Monday, September 05, 2005

just because i haven't written anything for two weeks it doesn't mean that i have nothing to say. i think it means that i have so much to say that i'm not sure where to start, so its easier to not start at all.

i have made you a book. you know how you would ask me to make you up a story sometimes, and it was invariably about the beautiful princess and her girlfriend? its kind of one of those ones. it was going around my head for a few days, and you weren't there to tell it to. so i wrote it down. then i decided that i wanted you to hear it, so i bought some gorgeous handmade paper and i've made you a little book.

i'm going to give it to you tonight, after we have sorted out the final pieces of shared things.

Thursday, August 25, 2005

well, i'm glad you came over, even though very little packing was done. even though a lot of crying was done.

its weird that you are the one that is finding this harder to handle, being as you're the one that ended it.

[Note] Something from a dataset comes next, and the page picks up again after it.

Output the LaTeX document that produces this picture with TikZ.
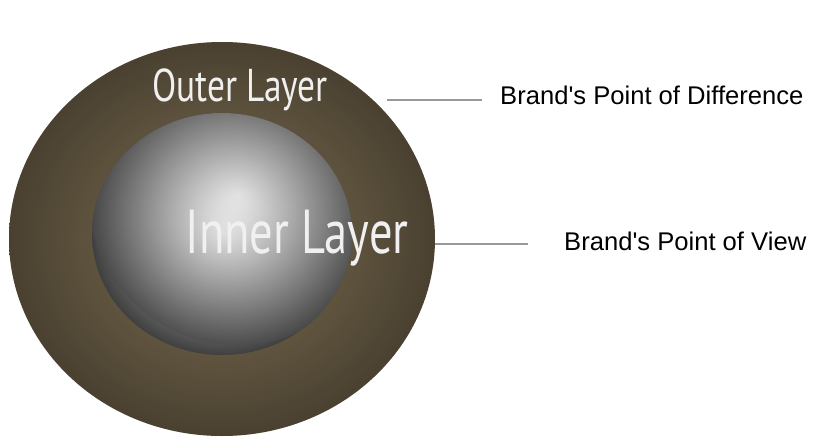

This might sound a bit harsh, but i'm actually glad that you are finding it so hard. i'm hoping that its making you tthink that you are making a terrible mistake.

Monday, August 22, 2005

do you know, i had somehow managed to start thinking that the fact you hadn't been in touch last week was a good thing. because it was last week that you were supposed to come and pack up your stuff, ready for your move to the new flat.

and i had started to think that maybe, just maybe, you hadn't been to pack, because you didn't really want to move out.

that you had started to think that it was too final. a mistake. not for you.

and then i got your message today. and you're coming at the end of the week to pack.

i didn't think that i would prefer to not hear from you at all.

Thursday, August 18, 2005

i hate the fact that you have not been in touch at all this week.

in my head i am rationalising it as you're just trying to have space because its too hard otherwise.

i think its just too hard for me to believe that you don't want to speak to me. or see me. or just say hello.

i don't want you to forget me.

Tuesday, August 16, 2005

dreams

you were in my dream last night.

it was weird, not least because you had started seeing soemone else. luckily (i think) it was someone io have never heard of. i woke up in a total panic. it was awful.

the most awful thing was the fact that in the dream you looked so happy when you spoke about her.

your eyes did that sparkly crinkly thing that they do when you're happy.

i've been awake about three hours now and its still pissing me off. i've even written down the name of the girl, in case i was having a premonition. how stupid is that?

i know that i want you to be happy, but i don't want you to be happy because you found someone else.

Sunday, August 14, 2005

i am starting to panic slightly about the fact that you're coming over this week to pack up your stuff. well, not panic, but i'm definitely starting to have some anxiety.

I thought i would be fine being here while you did it, but i don't know if that's such a good idea anymore. i have been trying to seperate the stuff out to make it easier for you. and easier for me - at least if i can see at a glance what is going to go, then i can more easily imagine it gone.

but imagining it gone is kind of an abstract thing - i think about the stuff not being there, but i try not to think about you not being there.

Saturday, August 13, 2005

kisses

i was thinking about kisses today.

specifically, i was thinking about the fact that during our relationship, when i knew that the only person i'd be kissing for the rest of my life was you, i sometimes wondered what it would be like to kiss other people. and i always thought that it wouldn't be the same, that the kisses i'd signed on for were the perfect kisses for me.

today i was thinking about the fact that i can kiss whoever i damn well want to. but, i don't want to.

kiss anyone else that is. because the perfect kisses for me are not on the lips of someone that isn't you. anyoneelse would be a disappointment.

how would they be able to know the exact way to kiss me? how would they know that there are so many ways to kiss me and that each one is exactly right when it comes from you?